DEAR MR. OLNEY: On August 12, 1965, the Acting Director of the Administrative Office of the United States Courts requested our decision whether the Honorable Oliver Gasch, United States district judge for the District of Columbia, is entitled to receive the salary of the office without reduction on account of the annuity he is receiving.

Judge Gasch is an annuitant under the Civil Service Retirement Act, having qualified for an annuity upon being involuntarily separated from the position of United States attorney for the District of Columbia due to a change in administration. He was nominated July 12, 1965, by the President of the United States to be a United States district judge for the District of Columbia, and was confirmed by the Senate on August 11, 1965.

Section 135 of title 28, United States Code, fixes the salary of a United States district judge at $30.000 a year. Section 1, Article III of the Constitution of the United States provides :

"The Judges, both of the supreme and inferior Courts, shall hold their Offices during good Behaviour, and shall, at stated Times, receive for their Services, a Compensation, which shall not be diminished during their Continuance in Office.”

The constitutional prohibition against diminution of salary clearly precludes deducting amounts equal to the annuity from Judge Gasch's salary as a district judge.

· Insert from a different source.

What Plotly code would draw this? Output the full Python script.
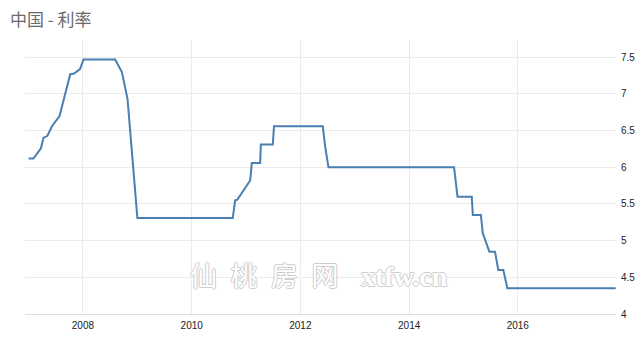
import plotly.graph_objects as go

# ---- data ----
dates = [
    "2007-01-01", "2007-02-03", "2007-03-25", "2007-04-11", "2007-05-08",
    "2007-06-07", "2007-07-28", "2007-10-08", "2007-11-03", "2007-12-13",
    "2008-01-05", "2008-08-05", "2008-09-19", "2008-10-27", "2009-01-01",
    "2010-10-04", "2010-10-20", "2010-11-04", "2011-01-29", "2011-02-09",
    "2011-04-06", "2011-04-11", "2011-06-30", "2011-07-08", "2012-05-31",
    "2012-06-16", "2012-07-08", "2014-10-30", "2014-11-22", "2015-02-26",
    "2015-03-05", "2015-04-28", "2015-05-11", "2015-06-24", "2015-08-01",
    "2015-08-23", "2015-09-26", "2015-10-23", "2017-10-20",
]
rates = [
    6.12, 6.12, 6.26, 6.40, 6.43,
    6.56, 6.70, 7.27, 7.28, 7.34,
    7.47, 7.47, 7.30, 6.93, 5.31,
    5.31, 5.55, 5.56, 5.82, 6.06,
    6.06, 6.31, 6.31, 6.56, 6.56,
    6.28, 6.00, 6.00, 5.60, 5.60,
    5.35, 5.35, 5.10, 4.85, 4.85,
    4.60, 4.60, 4.35, 4.35,
]

x_tick_vals = ["2008-01-01", "2010-01-01", "2012-01-01", "2014-01-01", "2016-01-01"]
x_tick_text = ["2008", "2010", "2012", "2014", "2016"]
y_tick_vals = [4, 4.5, 5, 5.5, 6, 6.5, 7, 7.5]
y_tick_text = ["4", "4.5", "5", "5.5", "6", "6.5", "7", "7.5"]

title_text = "中国 - 利率"
watermark_cn = "仙\u2002桃\u2002房\u2002网"
watermark_en = "xtfw.cn"

fig = go.Figure(
    go.Scatter(
        x=dates, y=rates, mode="lines",
        line=dict(color="#4a7fb3", width=2),
        hoverinfo="skip",
    )
)

outline = "1px 0 0 #cdcdcd, -1px 0 0 #cdcdcd, 0 1px 0 #cdcdcd, 0 -1px 0 #cdcdcd"

fig.update_layout(
    width=640, height=339,
    margin=dict(l=25, r=24, t=40, b=25),
    paper_bgcolor="white", plot_bgcolor="white",
    showlegend=False,
    title=dict(
        text=title_text, x=10 / 640, xanchor="left",
        y=1 - 20 / 339, yanchor="middle",
        font=dict(family="Noto Sans CJK SC", size=17, color="#6a6a6a"),
    ),
    xaxis=dict(
        type="date", automargin=False,
        range=["2006-12-08", "2017-10-22"],
        tickvals=x_tick_vals, ticktext=x_tick_text,
        showgrid=True, gridcolor="#ebebeb", gridwidth=1,
        showline=True, linecolor="#dcdcdc", linewidth=1,
        ticks="", zeroline=False, ticklabelstandoff=2,
        tickfont=dict(family="Liberation Sans", size=10, color="#222222"),
    ),
    yaxis=dict(
        side="right", automargin=False,
        range=[4, 7.736],
        tickvals=y_tick_vals, ticktext=y_tick_text,
        showgrid=True, gridcolor="#ebebeb", gridwidth=1,
        showline=False, zeroline=False, ticks="", ticklabelstandoff=4,
        tickfont=dict(family="Liberation Sans", size=10, color="#222222"),
    ),
    annotations=[
        dict(
            text=watermark_cn, xref="paper", yref="paper",
            x=(264 - 25) / 591, y=(314 - 274) / 274,
            xanchor="center", yanchor="middle", showarrow=False,
            font=dict(family="Noto Sans CJK SC", size=27, color="white",
                      shadow=outline),
        ),
        dict(
            text=watermark_en, xref="paper", yref="paper",
            x=(404 - 25) / 591, y=(314 - 276) / 274,
            xanchor="center", yanchor="middle", showarrow=False,
            font=dict(family="Liberation Serif", size=28, color="white",
                      weight="bold", shadow=outline),
        ),
    ],
)

fig.write_html("out.html")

However, we have long held that, although there may be no specific statutory prohibition in a particular case against the payment of retirement annuity to a person reemployed by, and receiving salary from, the Federal Government, dual payment of retirement annuity and salary is inconsistent with the basic policies regarding such dual payment expressed in civilian retirement legislation and is without authority of law. See in that regard the decision reported in 16 Comp. Gen. 121, in which we held that, although there was no statutory prohibition against the reemployment in the executive civil service of a retired Foreign Service Officer there was no authority for the concurrent payment of his retirement annuity during the period of such employment.

The claimant involved in that case obtained judgment in his favor in the Court of Claims. See Brunswick v. United States, 90 Ct. Cl. 285 (1940). In the decision reported in 32 Comp. Gen. 89 we declined to follow the Brunswick decision and affirmed the holding in 16 Comp. Gen. 121. (Note: The amount of salary and annuity any retired Foreign Service Officer or employee may receive if reemployed in Federal service is now specified in section 872 of the Foreign Service Act of 1946, as added by section 44 of the Foreign Service Act Amendments of 1960, 74 Stat. 846.)

Therefore, we are of the opinion that while payment of the annuity to Judge Gasch is not authorized while in regular active service as a district judge he is entitled to full payment of salary as a district judge.

A copy of this decision is today being furnished to the Chairman of the United States Civil Service Commission. Sincerely yours,

FRANK H. WEITZEL, Acting Comptroller General of the United States. Mr. Harris. This is really quite a change in policy after a number of years. Is this revision of policy spontaneous on your part? Was there considerable pressure put on judges to have this resolved ?

Mr. DEMBLING. No. I don't think that there was a change in policy. I think that what we did do was reexamine the legal base for our earlier decision. We indicated that there was no legal base for the decision in the earlier, 1966 decision.

In 1974 we indicated that there didn't appear to be authority either way; there was not adequate authority to withhold or suspend the retirement or annuity; and there was no authority to go forward with it.

That's all we intended to imply in the 1974 letter that was written to the general counsel of the U.S. Civil Service Commission.

However, the policy had not changed, and as I indicated here in my formal statement, the policy is the one that we still adhere to that there should not be both retirement pay and full salary when a judge or justice is on active duty.

Mr. HARRIS. Well, actually, then you're saying there shouldn't be, but

you need more law in order to stop it. Mr. DEMBLING. That's correct. Mr. HARRIS. Now, I thought you had enough law in 1966.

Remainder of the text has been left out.